### Your task:
Skip the pictures, please, and write out exactly the lines from the opening of the data through the line containing "88.3, 88, 87.6, 87.2, 86.8, 86.4, null];".

** begin Information shown **

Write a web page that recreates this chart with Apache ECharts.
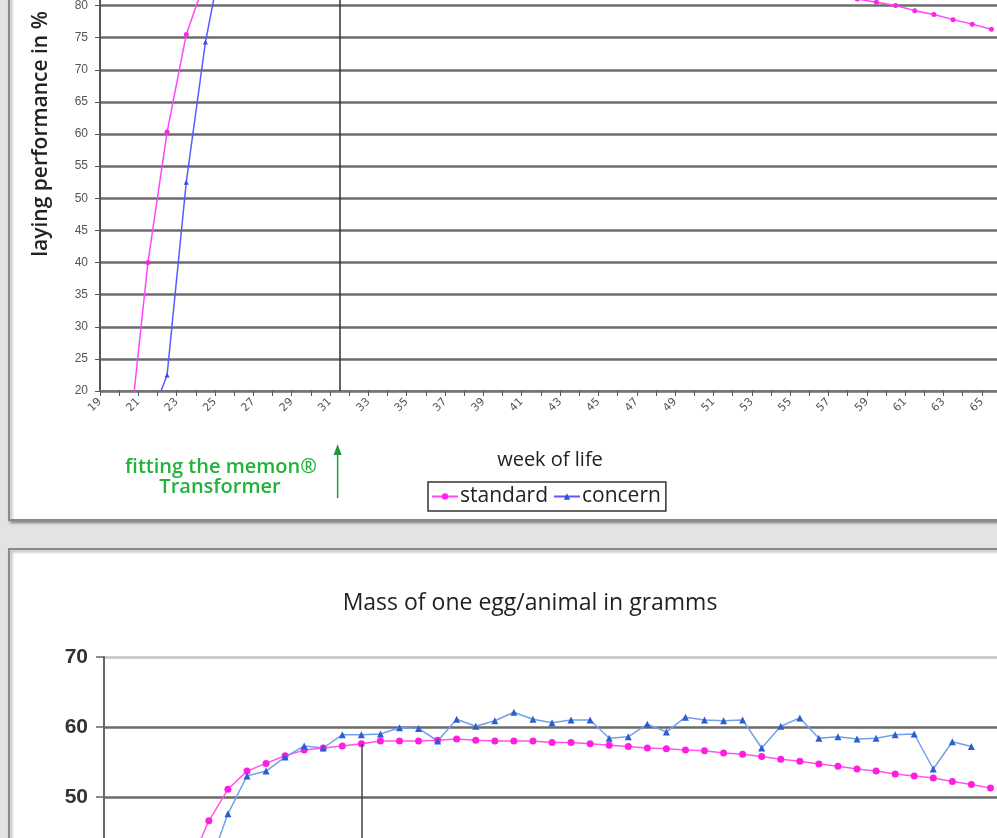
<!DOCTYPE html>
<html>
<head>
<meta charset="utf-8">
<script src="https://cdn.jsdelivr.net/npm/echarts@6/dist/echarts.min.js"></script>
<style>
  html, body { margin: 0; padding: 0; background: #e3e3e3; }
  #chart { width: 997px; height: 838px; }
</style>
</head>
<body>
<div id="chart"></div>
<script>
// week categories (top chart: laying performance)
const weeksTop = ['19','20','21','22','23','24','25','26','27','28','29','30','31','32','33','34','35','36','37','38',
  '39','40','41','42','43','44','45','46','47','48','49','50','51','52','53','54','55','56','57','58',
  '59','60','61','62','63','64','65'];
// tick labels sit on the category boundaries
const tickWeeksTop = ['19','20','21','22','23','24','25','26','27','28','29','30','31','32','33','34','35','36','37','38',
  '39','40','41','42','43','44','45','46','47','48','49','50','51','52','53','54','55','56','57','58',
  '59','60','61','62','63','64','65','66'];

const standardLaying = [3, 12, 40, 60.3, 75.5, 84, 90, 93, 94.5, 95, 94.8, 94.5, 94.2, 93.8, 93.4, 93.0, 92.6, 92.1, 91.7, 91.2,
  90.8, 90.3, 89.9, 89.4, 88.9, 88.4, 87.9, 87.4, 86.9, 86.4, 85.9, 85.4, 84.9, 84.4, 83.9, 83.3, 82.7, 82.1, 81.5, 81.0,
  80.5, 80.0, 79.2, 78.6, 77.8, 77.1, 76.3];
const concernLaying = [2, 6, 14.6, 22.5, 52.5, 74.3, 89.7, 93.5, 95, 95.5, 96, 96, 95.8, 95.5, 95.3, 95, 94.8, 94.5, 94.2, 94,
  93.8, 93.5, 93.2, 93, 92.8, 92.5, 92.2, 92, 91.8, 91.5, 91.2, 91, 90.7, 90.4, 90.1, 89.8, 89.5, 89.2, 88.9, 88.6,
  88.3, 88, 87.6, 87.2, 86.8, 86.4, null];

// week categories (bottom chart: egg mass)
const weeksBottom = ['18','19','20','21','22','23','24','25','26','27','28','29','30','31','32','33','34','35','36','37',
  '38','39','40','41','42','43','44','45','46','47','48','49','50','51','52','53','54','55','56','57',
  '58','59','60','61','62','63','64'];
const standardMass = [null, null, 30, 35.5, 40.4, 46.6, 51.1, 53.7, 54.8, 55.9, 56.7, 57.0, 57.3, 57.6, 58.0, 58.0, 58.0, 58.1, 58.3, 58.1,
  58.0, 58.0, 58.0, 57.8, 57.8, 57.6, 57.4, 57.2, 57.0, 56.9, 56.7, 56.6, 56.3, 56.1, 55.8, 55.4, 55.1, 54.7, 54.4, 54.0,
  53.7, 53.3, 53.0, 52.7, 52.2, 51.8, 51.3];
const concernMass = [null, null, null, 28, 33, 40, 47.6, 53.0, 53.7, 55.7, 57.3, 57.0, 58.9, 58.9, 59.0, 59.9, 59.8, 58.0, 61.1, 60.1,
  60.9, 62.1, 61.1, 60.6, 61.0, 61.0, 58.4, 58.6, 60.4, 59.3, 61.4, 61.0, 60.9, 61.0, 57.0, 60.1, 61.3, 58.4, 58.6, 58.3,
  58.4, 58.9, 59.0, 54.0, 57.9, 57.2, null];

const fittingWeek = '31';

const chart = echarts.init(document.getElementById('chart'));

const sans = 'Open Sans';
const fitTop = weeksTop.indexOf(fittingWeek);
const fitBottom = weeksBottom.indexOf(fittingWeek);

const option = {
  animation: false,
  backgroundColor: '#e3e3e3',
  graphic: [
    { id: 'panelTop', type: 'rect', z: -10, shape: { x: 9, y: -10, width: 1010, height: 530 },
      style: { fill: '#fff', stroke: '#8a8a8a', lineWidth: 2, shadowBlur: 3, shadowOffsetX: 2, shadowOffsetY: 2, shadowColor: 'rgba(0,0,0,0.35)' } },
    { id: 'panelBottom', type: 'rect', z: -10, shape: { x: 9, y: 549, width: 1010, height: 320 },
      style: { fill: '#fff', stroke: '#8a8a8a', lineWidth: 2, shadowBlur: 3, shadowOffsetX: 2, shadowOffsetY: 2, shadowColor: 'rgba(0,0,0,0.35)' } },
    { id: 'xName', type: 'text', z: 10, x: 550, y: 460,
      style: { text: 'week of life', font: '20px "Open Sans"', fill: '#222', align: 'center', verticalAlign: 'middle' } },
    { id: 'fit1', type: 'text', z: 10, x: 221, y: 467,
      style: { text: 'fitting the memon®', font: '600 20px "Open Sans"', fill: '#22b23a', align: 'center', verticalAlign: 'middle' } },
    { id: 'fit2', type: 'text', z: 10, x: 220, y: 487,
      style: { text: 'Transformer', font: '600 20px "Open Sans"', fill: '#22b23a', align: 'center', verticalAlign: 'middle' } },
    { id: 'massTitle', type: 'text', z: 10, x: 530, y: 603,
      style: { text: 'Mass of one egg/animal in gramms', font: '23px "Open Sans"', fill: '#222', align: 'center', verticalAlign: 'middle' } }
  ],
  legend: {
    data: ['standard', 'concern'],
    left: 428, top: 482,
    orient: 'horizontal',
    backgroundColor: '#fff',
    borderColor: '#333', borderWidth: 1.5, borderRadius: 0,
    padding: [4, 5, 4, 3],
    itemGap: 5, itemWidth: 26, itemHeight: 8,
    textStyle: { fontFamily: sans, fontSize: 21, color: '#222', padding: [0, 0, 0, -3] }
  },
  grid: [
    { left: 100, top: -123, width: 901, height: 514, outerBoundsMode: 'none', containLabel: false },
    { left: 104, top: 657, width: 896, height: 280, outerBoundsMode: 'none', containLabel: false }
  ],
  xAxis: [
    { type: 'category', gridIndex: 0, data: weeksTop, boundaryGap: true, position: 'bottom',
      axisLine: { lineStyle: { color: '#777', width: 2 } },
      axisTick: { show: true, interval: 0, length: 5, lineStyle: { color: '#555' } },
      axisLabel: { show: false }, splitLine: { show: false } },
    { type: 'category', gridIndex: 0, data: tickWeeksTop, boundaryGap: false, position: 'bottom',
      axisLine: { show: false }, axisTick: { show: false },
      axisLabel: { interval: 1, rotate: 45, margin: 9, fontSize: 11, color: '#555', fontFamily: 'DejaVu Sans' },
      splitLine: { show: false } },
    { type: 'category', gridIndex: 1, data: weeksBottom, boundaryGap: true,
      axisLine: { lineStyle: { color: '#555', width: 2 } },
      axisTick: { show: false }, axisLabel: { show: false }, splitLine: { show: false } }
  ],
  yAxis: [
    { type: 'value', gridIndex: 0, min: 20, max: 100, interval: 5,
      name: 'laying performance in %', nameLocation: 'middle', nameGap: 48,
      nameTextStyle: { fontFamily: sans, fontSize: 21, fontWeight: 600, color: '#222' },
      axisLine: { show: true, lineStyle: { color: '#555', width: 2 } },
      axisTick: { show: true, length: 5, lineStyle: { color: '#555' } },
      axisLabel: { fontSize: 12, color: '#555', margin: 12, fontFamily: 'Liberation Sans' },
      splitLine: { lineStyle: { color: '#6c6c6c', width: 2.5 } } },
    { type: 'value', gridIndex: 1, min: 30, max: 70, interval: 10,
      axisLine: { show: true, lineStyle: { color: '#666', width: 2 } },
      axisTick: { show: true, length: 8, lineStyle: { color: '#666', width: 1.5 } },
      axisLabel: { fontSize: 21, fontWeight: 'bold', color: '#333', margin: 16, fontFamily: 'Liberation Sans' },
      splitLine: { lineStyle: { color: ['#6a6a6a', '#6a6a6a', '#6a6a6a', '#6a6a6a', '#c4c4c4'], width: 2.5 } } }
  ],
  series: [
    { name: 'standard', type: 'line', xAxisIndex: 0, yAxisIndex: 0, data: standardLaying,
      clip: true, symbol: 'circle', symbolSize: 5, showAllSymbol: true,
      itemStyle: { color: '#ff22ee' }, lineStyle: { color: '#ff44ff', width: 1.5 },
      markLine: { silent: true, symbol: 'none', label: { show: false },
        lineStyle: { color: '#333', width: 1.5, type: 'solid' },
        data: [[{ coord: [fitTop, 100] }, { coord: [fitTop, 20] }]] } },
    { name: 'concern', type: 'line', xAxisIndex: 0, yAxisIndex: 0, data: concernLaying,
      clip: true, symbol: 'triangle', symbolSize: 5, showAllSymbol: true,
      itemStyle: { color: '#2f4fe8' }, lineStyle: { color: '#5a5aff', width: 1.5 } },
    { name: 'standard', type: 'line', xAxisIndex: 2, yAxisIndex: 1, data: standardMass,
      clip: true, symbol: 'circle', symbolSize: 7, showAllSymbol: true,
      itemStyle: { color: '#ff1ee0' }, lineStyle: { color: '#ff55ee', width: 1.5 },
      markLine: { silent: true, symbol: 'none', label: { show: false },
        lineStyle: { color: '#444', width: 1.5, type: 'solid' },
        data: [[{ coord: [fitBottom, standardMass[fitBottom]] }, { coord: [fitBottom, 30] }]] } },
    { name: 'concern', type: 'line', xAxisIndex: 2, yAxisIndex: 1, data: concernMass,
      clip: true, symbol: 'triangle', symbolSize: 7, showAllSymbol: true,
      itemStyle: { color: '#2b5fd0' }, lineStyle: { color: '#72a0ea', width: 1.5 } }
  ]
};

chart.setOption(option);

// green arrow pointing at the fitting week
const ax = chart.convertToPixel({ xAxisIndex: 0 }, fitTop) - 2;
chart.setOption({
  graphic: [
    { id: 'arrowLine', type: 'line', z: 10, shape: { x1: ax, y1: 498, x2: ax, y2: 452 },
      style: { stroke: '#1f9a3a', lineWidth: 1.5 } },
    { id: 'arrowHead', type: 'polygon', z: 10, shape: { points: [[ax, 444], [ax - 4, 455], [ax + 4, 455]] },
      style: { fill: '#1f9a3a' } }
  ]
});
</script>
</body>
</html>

** end Information shown **

### Right answer:
Write a web page that recreates this chart with Apache ECharts.
<!DOCTYPE html>
<html>
<head>
<meta charset="utf-8">
<script src="https://cdn.jsdelivr.net/npm/echarts@6/dist/echarts.min.js"></script>
<style>
  html, body { margin: 0; padding: 0; background: #e3e3e3; }
  #chart { width: 997px; height: 838px; }
</style>
</head>
<body>
<div id="chart"></div>
<script>
// week categories (top chart: laying performance)
const weeksTop = ['19','20','21','22','23','24','25','26','27','28','29','30','31','32','33','34','35','36','37','38',
  '39','40','41','42','43','44','45','46','47','48','49','50','51','52','53','54','55','56','57','58',
  '59','60','61','62','63','64','65'];
// tick labels sit on the category boundaries
const tickWeeksTop = ['19','20','21','22','23','24','25','26','27','28','29','30','31','32','33','34','35','36','37','38',
  '39','40','41','42','43','44','45','46','47','48','49','50','51','52','53','54','55','56','57','58',
  '59','60','61','62','63','64','65','66'];

const standardLaying = [3, 12, 40, 60.3, 75.5, 84, 90, 93, 94.5, 95, 94.8, 94.5, 94.2, 93.8, 93.4, 93.0, 92.6, 92.1, 91.7, 91.2,
  90.8, 90.3, 89.9, 89.4, 88.9, 88.4, 87.9, 87.4, 86.9, 86.4, 85.9, 85.4, 84.9, 84.4, 83.9, 83.3, 82.7, 82.1, 81.5, 81.0,
  80.5, 80.0, 79.2, 78.6, 77.8, 77.1, 76.3];
const concernLaying = [2, 6, 14.6, 22.5, 52.5, 74.3, 89.7, 93.5, 95, 95.5, 96, 96, 95.8, 95.5, 95.3, 95, 94.8, 94.5, 94.2, 94,
  93.8, 93.5, 93.2, 93, 92.8, 92.5, 92.2, 92, 91.8, 91.5, 91.2, 91, 90.7, 90.4, 90.1, 89.8, 89.5, 89.2, 88.9, 88.6,
  88.3, 88, 87.6, 87.2, 86.8, 86.4, null];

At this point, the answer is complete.